The meal can run up to $100 dollars and the dances elaborate, but if you want a taste of North Korea you might have to go to Cambodia to get it. That is what some South Korean tourists have been doing when they visit the country. In the video and article you get a sense of people getting into the back secret room of some high-society club and seeing something only the privileged would dream of. However, these people stepped off a tourist bus.
The point of this restaurant, as it has been stated, is to bring in revenue for the North Korean country. This is being done by a pricey menu with attractive dancing. 
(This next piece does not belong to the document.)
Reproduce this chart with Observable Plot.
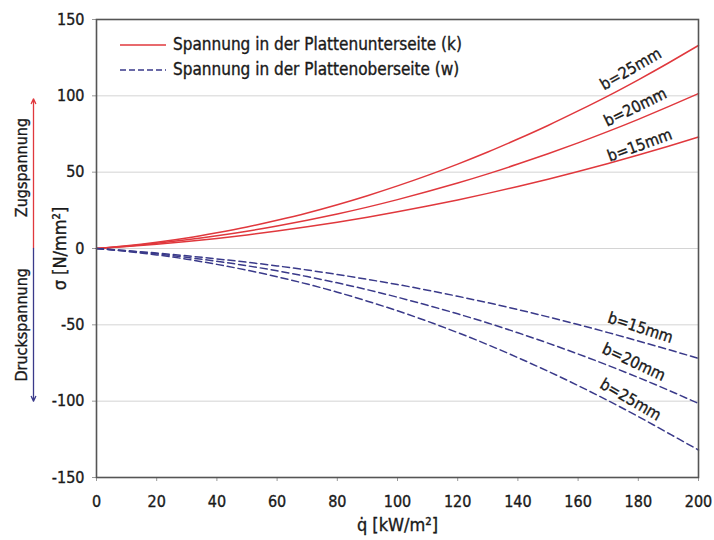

North Korean performers, dressed in hanbok, a billowing, traditional Korean dress, wear permanent smiles as they play a Western-style drum set, electric guitars and accordion — and demurely shuffle across the stage.
Even the waitresses (who also double as performers) are from North Korea. So in that sense you are getting the real-deal. But one wonders what this experience must be like for these people, as they evidently see what the rest of the world is like. Yet, inside the restaurant it is more about "business-as-usual" and the politics are left outside.

What one most can take from this is the unsettling reminder that the people of North Korea are still starving while tourists in Cambodia at the Pyongyang restaurant are happily filling their stomachs.

A meal at a Pyongyang restaurant is one of the more expensive in town. In a country where a bowl of noodles costs $1.50, a hungry customer can easily pay $100 for a simple meal of kimchi, beef shoulder, stir-fried squid and a bottle of wine. 
However, I feel this is a unique cultural artifact to be found in the world during these times, and perhaps beneficial to go and take a look. If you were visiting Cambodia, would you head to this restaurant?

One odd part of the article is when a South Korean visitor is quoted as saying, “Back in South Korea, we don’t have any opportunities to meet North Korean people.” 


None at all?! I know folks who tutor North Koreans in English and others who have taken them out to dinner. I'm pretty sure there are opportunities.


Anyways, an interesting article and something to think about as North Korea keeps on tinkering with itself.